Know About ​Madhubani Art

by Juhi Dubey

Madhubani Art or Mithila Art originated in the Madhubani district of Mithila region which includes part of the state of Bihar in India and parts of Nepal. The art is believed to have originated during the times of the Ramayana when Lord Rama and Princess Sita, the daughter of King Janaka from the Mithila kingdom were married. As a part of the wedding preparations king Janak ordered the local artists in his kingdom to decorate the palace and thus, Madhubani paintings were born. The general themes of the Madhubani paintings involve depicting the Hindu deities and stories related to them. The paintings use many natural themes such as the Sun, the Moon and other religious symbols.

Artist: Anagha Paul

Photographed by: Juhi Dubey

Traditionally, the artists use natural vegetable dyes and pigments for the paintings. However, with time these have now been replaced by synthetic colors. The paintings are especially marked by use of extremely bright color scheme and eye-catching geometrical patterns. The artists make use of every bit of the empty space available in the painting by filling them up with natural figures or geometric designs. The paintings were traditionally done with fingers or other natural objects like twigs, brushes or even matchsticks. They are based on various religious rituals and festive occasions such as birth or marriage and other local festivals. Traditionally, the Madhubani art form was limited to a community art and was transferred from mother to daughter. It was practiced as a part of religious, customary or ceremonial decorations on the walls of the individual households.

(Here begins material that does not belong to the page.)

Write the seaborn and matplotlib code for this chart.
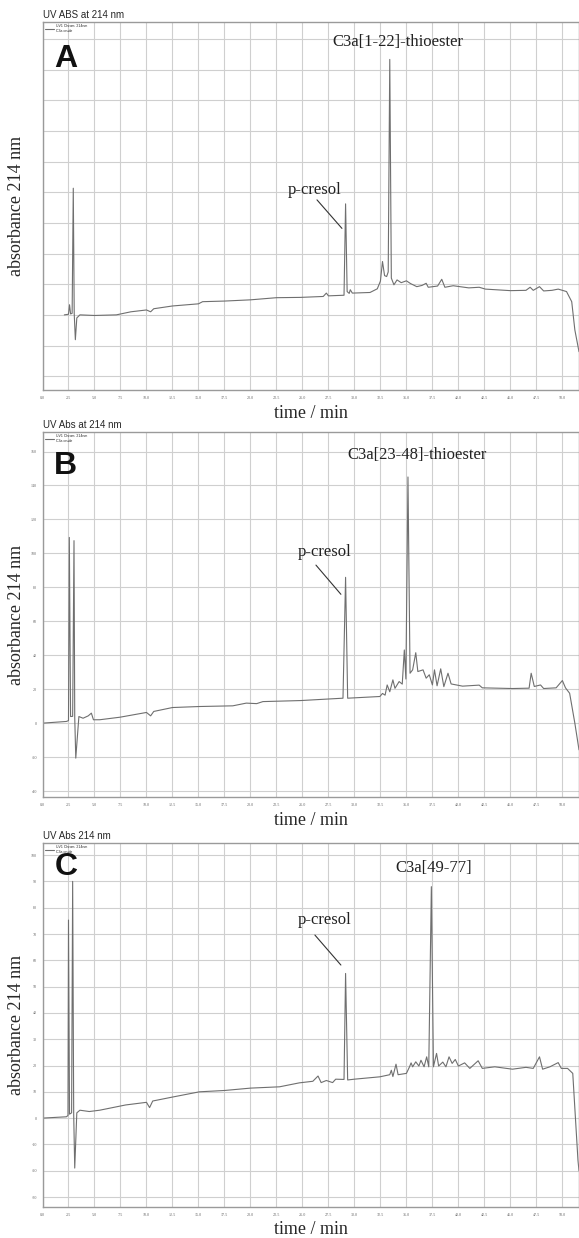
import matplotlib
matplotlib.use("Agg")
import matplotlib.pyplot as plt
import numpy as np
import pandas as pd
import seaborn as sns
from matplotlib.ticker import MultipleLocator, FormatStrFormatter

# chromatogram A: C3a[1-22]-thioester
time_a = [2.1, 2.5, 2.6, 2.7, 2.85, 2.96, 3.05, 3.16, 3.3, 3.6, 5.0, 7.1, 8.5, 10.0, 10.4, 10.7,
          12.5, 15.0, 15.4, 17.5, 20.0, 22.5, 24.8, 27.0, 27.3, 27.5, 29.0, 29.15, 29.3, 29.5,
          29.6, 29.8, 31.5, 32.2, 32.5, 32.7, 32.9, 33.1, 33.25, 33.4, 33.55, 33.8, 34.1, 34.5,
          35.0, 35.4, 36.0, 36.5, 36.9, 37.1, 38.0, 38.4, 38.7, 39.5, 41.0, 42.0, 42.6, 45.0,
          46.5, 46.9, 47.2, 47.8, 48.2, 49.0, 49.6, 50.4, 50.9, 51.2, 51.6]
abs_a = [0.0, 0.2, 3.3, 0.3, 0.5, 41.3, 0.5, -8.1, -1.0, 0.0, -0.2, 0.0, 1.0, 1.6, 1.0, 2.0,
         2.9, 3.6, 4.3, 4.5, 4.9, 5.6, 5.7, 6.0, 7.1, 6.2, 6.4, 36.2, 7.6, 7.0,
         8.2, 7.1, 7.3, 8.5, 11.0, 17.4, 12.8, 12.5, 14.0, 83.3, 12.0, 9.8, 11.4, 10.5,
         11.1, 10.2, 9.2, 9.6, 10.3, 9.0, 9.4, 11.6, 9.0, 9.5, 8.8, 9.0, 8.4, 7.9,
         8.0, 9.0, 8.0, 9.2, 7.8, 8.0, 8.4, 7.6, 4.3, -4.9, -12.0]

# chromatogram B: C3a[23-48]-thioester
time_b = [0.0, 2.3, 2.5, 2.58, 2.7, 2.9, 3.03, 3.1, 3.2, 3.5, 3.9, 4.4, 4.7, 4.9, 5.5, 7.45,
          10.0, 10.4, 10.7, 12.5, 15.1, 18.3, 19.6, 20.6, 21.2, 24.8, 28.9, 29.15, 29.35,
          32.45, 32.7, 32.95, 33.15, 33.4, 33.7, 33.9, 34.3, 34.6, 34.8, 34.95, 35.15, 35.35,
          35.6, 35.9, 36.1, 36.6, 36.9, 37.2, 37.5, 37.7, 37.95, 38.3, 38.6, 39.0, 39.3, 40.4,
          42.0, 42.3, 45.2, 46.8, 47.0, 47.3, 47.9, 48.2, 49.4, 50.0, 50.3, 50.7, 51.2, 51.6]
abs_b = [0.0, 1.0, 1.5, 109.4, 3.9, 4.0, 107.5, 3.5, -20.6, 3.9, 2.9, 4.3, 5.9, 2.0, 2.0, 3.5,
         6.3, 4.3, 6.9, 9.2, 9.8, 10.2, 11.8, 11.5, 12.7, 13.3, 14.7, 85.9, 14.7,
         15.7, 17.5, 16.5, 22.5, 18.5, 25.5, 20.5, 24.5, 23.0, 43.1, 26.0, 145.0, 29.4,
         31.4, 41.5, 30.4, 31.4, 26.5, 28.5, 22.5, 31.4, 22.0, 32.0, 21.5, 29.4, 23.1, 21.8,
         22.4, 20.8, 20.4, 20.6, 29.4, 21.6, 22.5, 20.4, 20.8, 25.1, 20.8, 17.6, 0.0, -15.7]

# chromatogram C: C3a[49-77]
time_c = [0.0, 2.3, 2.45, 2.5, 2.6, 2.8, 2.9, 3.0, 3.1, 3.3, 3.6, 4.5, 5.5, 8.0, 10.0, 10.3,
          10.6, 12.5, 15.1, 17.5, 20.0, 22.8, 24.7, 26.0, 26.5, 26.8, 27.3, 27.9, 28.2, 29.0,
          29.15, 29.35, 30.0, 32.45, 33.4, 33.55, 33.7, 34.0, 34.2, 35.0, 35.3, 35.45, 35.6,
          35.9, 36.2, 36.4, 36.7, 36.95, 37.15, 37.4, 37.6, 37.9, 38.1, 38.5, 38.8, 39.1, 39.4,
          39.7, 40.0, 40.6, 41.1, 41.9, 42.3, 43.5, 45.2, 46.5, 47.2, 47.8, 48.1, 48.8, 49.6,
          49.9, 50.5, 51.0, 51.5, 51.6]
abs_c = [0.0, 0.5, 1.0, 75.3, 1.5, 2.0, 90.0, 1.5, -19.0, 2.0, 3.0, 2.5, 3.0, 5.0, 6.0, 4.0,
         6.5, 8.0, 10.0, 10.5, 11.4, 11.9, 13.4, 14.0, 16.0, 13.5, 14.3, 13.5, 14.8, 14.7,
         55.0, 14.5, 14.8, 15.7, 16.5, 18.2, 15.8, 20.5, 16.5, 17.0, 19.5, 21.0, 19.5,
         21.4, 19.8, 22.0, 19.5, 23.3, 19.5, 88.0, 19.5, 24.6, 19.8, 21.3, 19.5, 23.3, 20.8,
         22.3, 19.8, 21.0, 18.9, 21.8, 18.9, 19.5, 18.6, 19.3, 18.9, 23.3, 18.6, 19.5, 21.1,
         18.9, 18.9, 17.0, -16.0, -20.0]

panel_letters = ["A", "B", "C"]
panel_titles = ["UV ABS at 214 nm", "UV Abs at 214 nm", "UV Abs 214 nm"]
product_labels = ["C3a[1-22]-thioester", "C3a[23-48]-thioester", "C3a[49-77]"]
product_label_pos = [(34.2, 89.0), (36.0, 157.8), (37.6, 95.0)]
cresol_label_pos = [(26.2, 40.7), (27.1, 101.0), (27.1, 75.3)]
cresol_line = [((26.4, 37.5), (28.8, 28.2)), ((26.3, 93.1), (28.7, 75.9)), ((26.2, 69.6), (28.7, 58.2))]
y_limits = [(-24.5, 95.5), (-43.5, 171.5), (-33.8, 104.6)]
y_steps = [10, 20, 10]

sns.set_style("white")
plt.rcParams['font.family'] = ['Liberation Serif', 'DejaVu Serif']

fig = plt.figure(figsize=(5.79, 12.38), dpi=100)
boxes = [(390, 368), (797, 365), (1207, 364)]
letter_y = [0.899, 0.907, 0.934]
xlabel_pad = [4, 4, 3]
series = [(time_a, abs_a), (time_b, abs_b), (time_c, abs_c)]

for i in range(3):
    bottom_px, height_px = boxes[i]
    ax = fig.add_axes([42.5 / 579, 1 - bottom_px / 1238, (579 - 42.5) / 579, height_px / 1238])
    df = pd.DataFrame({"time": series[i][0], "absorbance": series[i][1]})
    sns.lineplot(data=df, x="time", y="absorbance", ax=ax, color="#6f6f6f", lw=0.8,
                 estimator=None, sort=False, label="UV1 Chrom. 214nm\nC3a crude")
    ax.set_xlim(0, 51.6)
    ax.set_ylim(*y_limits[i])
    ax.xaxis.set_major_locator(MultipleLocator(2.5))
    ax.yaxis.set_major_locator(MultipleLocator(y_steps[i]))
    ax.xaxis.set_major_formatter(FormatStrFormatter('%.1f'))
    ax.grid(True, color="#cfcfcf", lw=0.8)
    ax.set_axisbelow(True)
    for sp in ax.spines.values():
        sp.set_color("#9a9a9a")
        sp.set_linewidth(1.0)
    ax.tick_params(axis='both', labelsize=3.0, labelcolor="#666666", length=1.5,
                   color="#999999", pad=2.5)
    if i == 0:
        ax.tick_params(axis='y', labelleft=False, length=0)
    else:
        ax.yaxis.set_minor_locator(MultipleLocator(y_steps[i] / 4))
        ax.tick_params(axis='y', which='minor', length=1, color="#999999")
        ax.yaxis.set_major_formatter(FormatStrFormatter('%d'))
    ax.set_xlabel("time / min", fontsize=13, labelpad=xlabel_pad[i])
    ax.set_ylabel("absorbance 214 nm", fontsize=13)
    ax.yaxis.set_label_coords(-0.033, 0.5)
    ax.set_title(panel_titles[i], loc='left', fontsize=7, pad=3,
                 family=['Liberation Sans', 'DejaVu Sans'])
    ax.legend(loc='upper left', frameon=False, handlelength=2.5, borderaxespad=0.3,
              prop={'family': 'Liberation Sans', 'size': 2.5})
    ax.text(0.022, letter_y[i], panel_letters[i], transform=ax.transAxes, fontsize=23,
            fontweight='bold', family=['Liberation Sans', 'DejaVu Sans'],
            ha='left', va='center', color="#111111")
    ax.text(*product_label_pos[i], product_labels[i], fontsize=12, ha='center', va='center',
            color="#222222")
    ax.text(*cresol_label_pos[i], "p-cresol", fontsize=12, ha='center', va='center',
            color="#222222")
    (x0, y0), (x1, y1) = cresol_line[i]
    ax.plot([x0, x1], [y0, y1], color="#333333", lw=0.8)

fig.savefig("out.png", dpi=100)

The Mithila painting earlier were part of domestic rituals and were unknown to the outside world.
Madhubani art received international and national attention only after its discovery during the severe earthquake of 1934 in Bihar and Nepal when the decorations of the collapsed houses were exposed. Nowadays the paintings are made on cloth, handmade paper and canvas sheets. The Madhubani art is characterized by several styles which are named after the caste groups that largely practice them. These include the Bharni style which were traditionally done by the Brahmins, the Kachni style which was practiced by the Kayastha community, the Godhana or the Tattoo style of paintings practiced by the Dusadhs and finally the Geru or Gobar paintings done by the Harijans. Commercialization and globalization of the Madhubani art has removed the differences in the work of artists of the region on the basis of caste system. The artists involved in the Madhubani art are now working in all the styles.